Task description -> Pictures stay out of this copy, which runs from the first line of the material through the line containing "-- (web.north west);".
-- Start of Raw data --
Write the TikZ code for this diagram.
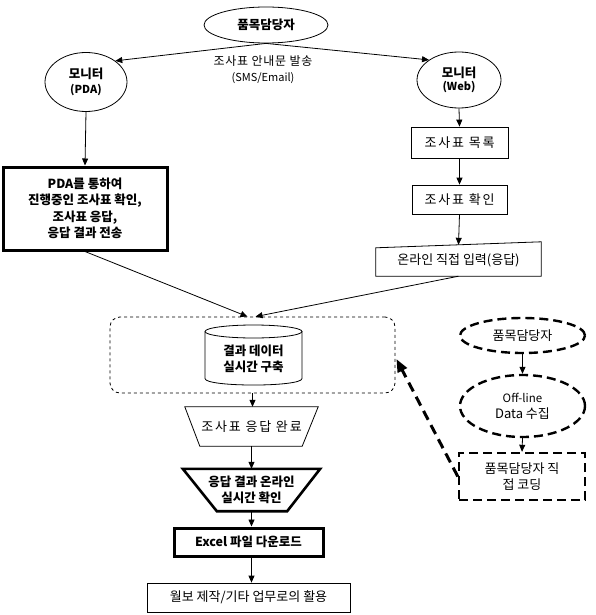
\documentclass[tikz,border=0pt]{standalone}
\usepackage{fontspec}
\setmainfont{Noto Sans CJK KR}
\usetikzlibrary{shapes.geometric,arrows.meta,calc}
\begin{document}
\begin{tikzpicture}[x=1pt,y=-1pt,
  arr/.style={-{Triangle[length=7pt,width=6pt]}, line width=0.8pt},
  bigarr/.style={-{Triangle[length=13pt,width=10pt]}, line width=3pt, dash pattern=on 10pt off 6pt},
  txt/.style={font=\fontsize{13}{16}\selectfont},
  wtxt/.style={font=\fontsize{13}{16}\selectfont\addfontfeatures{LetterSpace=14}},
  btxt/.style={font=\bfseries\fontsize{12.5}{16.5}\selectfont},
  thinbox/.style={draw, line width=0.8pt, inner sep=0pt},
  thickbox/.style={draw, line width=3pt, inner sep=0pt},
  plain/.style={inner sep=0pt},
  ell/.style={ellipse, draw, line width=0.8pt, inner sep=0pt},
  dell/.style={ellipse, draw, line width=2.4pt, dash pattern=on 9pt off 5pt, inner sep=0pt},
  dbox/.style={draw, line width=2.4pt, dash pattern=on 9pt off 5pt, inner sep=0pt},
]
\useasboundingbox (0,0) rectangle (595,615);

% top actor
\node[ell, btxt, minimum width=124pt, minimum height=36pt] (top) at (266,25) {품목담당자};
\node[ell, btxt, align=center, minimum width=82pt, minimum height=59pt] (pda) at (86,82)
  {모니터\\[-2pt]{\fontsize{11}{13}\selectfont (PDA)}};
\node[ell, btxt, align=center, minimum width=84pt, minimum height=56pt] (web) at (459,80)
  {모니터\\[-3pt]{\fontsize{11}{13}\selectfont (Web)}};
\node[plain, txt, align=center] (lbl) at (263,70)
  {\fontsize{12}{16}\selectfont\addfontfeatures{LetterSpace=6}조사표 안내문 발송\\{\fontsize{11}{13}\selectfont (SMS/Email)}};

\draw[arr] (top.south) -- (pda.north east);
\draw[arr] (top.south) -- (web.north west);

% left branch
\node[thickbox, btxt, align=center, minimum width=164pt, minimum height=83pt] (pdabox) at (85,208.5)
  {PDA를 통하여\\진행중인 조사표 확인,\\조사표 응답,\\응답 결과 전송};
\draw[arr] (pda.south) -- (pdabox.north);

% right branch
\node[thinbox, wtxt, minimum width=97pt, minimum height=31pt] (list) at (459.5,142.5) {조사표 목록};
\node[thinbox, wtxt, minimum width=95pt, minimum height=29pt] (chk) at (459.5,199.5) {조사표 확인};
\node[plain, txt, minimum width=165pt, minimum height=31pt] (online) at (458.5,260.5) {\raisebox{-2pt}{온라인 직접 입력(응답)}};
\draw[line width=0.8pt] (online.south west) -- ($(online.north west)+(0,3)$) -- ($(online.north east)+(0,-3)$) -- (online.south east) -- cycle;
\draw[arr] (web.south) -- (list.north);
\draw[arr] (list.south) -- (chk.north);
\draw[arr] (chk.south) -- (online.north);

% dashed group with database
\node[draw, line width=0.8pt, dashed, rounded corners=10pt, minimum width=285pt, minimum height=76pt] (grp) at (252.5,355) {};
\draw[line width=0.8pt, fill=white] (205,331.5) -- (205,378.5) .. controls (205,387.2) and (302,387.2) .. (302,378.5) -- (302,331.5);
\draw[line width=0.8pt] (253.5,331.5) ellipse [x radius=48.5, y radius=6.5];
\node[plain, btxt, align=center] (db) at (253.5,359) {결과 데이터\\실시간 구축};
\coordinate (gA) at ($(grp.north)+(-5,0)$);
\coordinate (gB) at ($(grp.north)+(3,0)$);
\draw[arr] (pdabox.south) -- (gA);
\draw[arr] (online.south) -- (gB);

% lower column
\node[plain, wtxt, minimum width=133pt, minimum height=39pt] (trap1) at (251.5,426.5) {\raisebox{-2pt}{조사표 응답 완료}};
\draw[line width=0.8pt] (trap1.north west) -- (trap1.north east) -- ($(trap1.south east)+(-16,0)$) -- ($(trap1.south west)+(15,0)$) -- cycle;
\node[plain, btxt, align=center, minimum width=137pt, minimum height=42pt] (trap2) at (251.5,490) {응답 결과 온라인\\실시간 확인};
\draw[line width=2.6pt, line join=miter] (trap2.north west) -- (trap2.north east) -- ($(trap2.south east)+(-33,0)$) -- ($(trap2.south west)+(34,0)$) -- cycle;
\node[thickbox, btxt, minimum width=149pt, minimum height=28pt] (excel) at (248.5,542) {Excel 파일 다운로드};
\node[thinbox, txt, minimum width=203pt, minimum height=29pt] (final) at (248.5,597.5) {월보 제작/기타 업무로의 활용};

\draw[arr] (grp.south) -- (grp.south |- trap1.north);
\draw[arr] (trap1.south) -- (trap2.north);
\draw[arr] (trap2.south) -- (trap2.south |- excel.north);
\draw[arr] (trap2.south |- excel.south) -- (trap2.south |- final.north);

% right dashed group
\node[dell, txt, minimum width=125pt, minimum height=35pt] (r1) at (522.5,335.5) {품목담당자};
\node[dell, txt, align=center, minimum width=125pt, minimum height=62pt] (r2) at (522.5,406)
  {{\fontsize{11.5}{15}\selectfont Off-line}\\Data 수집};
\node[dbox, txt, align=center, minimum width=126pt, minimum height=47pt] (r3) at (522,476.5) {품목담당자 직\\접 코딩};
\draw[arr] (r1.south) -- (r2.north);
\draw[arr] (r2.south) -- (r3.north);
\draw[bigarr] (r3.west) -- ($(grp.east)+(1,4)$);
\end{tikzpicture}
\end{document}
-- End of Raw data --
Finished task ->
Write the TikZ code for this diagram.
\documentclass[tikz,border=0pt]{standalone}
\usepackage{fontspec}
\setmainfont{Noto Sans CJK KR}
\usetikzlibrary{shapes.geometric,arrows.meta,calc}
\begin{document}
\begin{tikzpicture}[x=1pt,y=-1pt,
  arr/.style={-{Triangle[length=7pt,width=6pt]}, line width=0.8pt},
  bigarr/.style={-{Triangle[length=13pt,width=10pt]}, line width=3pt, dash pattern=on 10pt off 6pt},
  txt/.style={font=\fontsize{13}{16}\selectfont},
  wtxt/.style={font=\fontsize{13}{16}\selectfont\addfontfeatures{LetterSpace=14}},
  btxt/.style={font=\bfseries\fontsize{12.5}{16.5}\selectfont},
  thinbox/.style={draw, line width=0.8pt, inner sep=0pt},
  thickbox/.style={draw, line width=3pt, inner sep=0pt},
  plain/.style={inner sep=0pt},
  ell/.style={ellipse, draw, line width=0.8pt, inner sep=0pt},
  dell/.style={ellipse, draw, line width=2.4pt, dash pattern=on 9pt off 5pt, inner sep=0pt},
  dbox/.style={draw, line width=2.4pt, dash pattern=on 9pt off 5pt, inner sep=0pt},
]
\useasboundingbox (0,0) rectangle (595,615);

% top actor
\node[ell, btxt, minimum width=124pt, minimum height=36pt] (top) at (266,25) {품목담당자};
\node[ell, btxt, align=center, minimum width=82pt, minimum height=59pt] (pda) at (86,82)
  {모니터\\[-2pt]{\fontsize{11}{13}\selectfont (PDA)}};
\node[ell, btxt, align=center, minimum width=84pt, minimum height=56pt] (web) at (459,80)
  {모니터\\[-3pt]{\fontsize{11}{13}\selectfont (Web)}};
\node[plain, txt, align=center] (lbl) at (263,70)
  {\fontsize{12}{16}\selectfont\addfontfeatures{LetterSpace=6}조사표 안내문 발송\\{\fontsize{11}{13}\selectfont (SMS/Email)}};

\draw[arr] (top.south) -- (pda.north east);
\draw[arr] (top.south) -- (web.north west);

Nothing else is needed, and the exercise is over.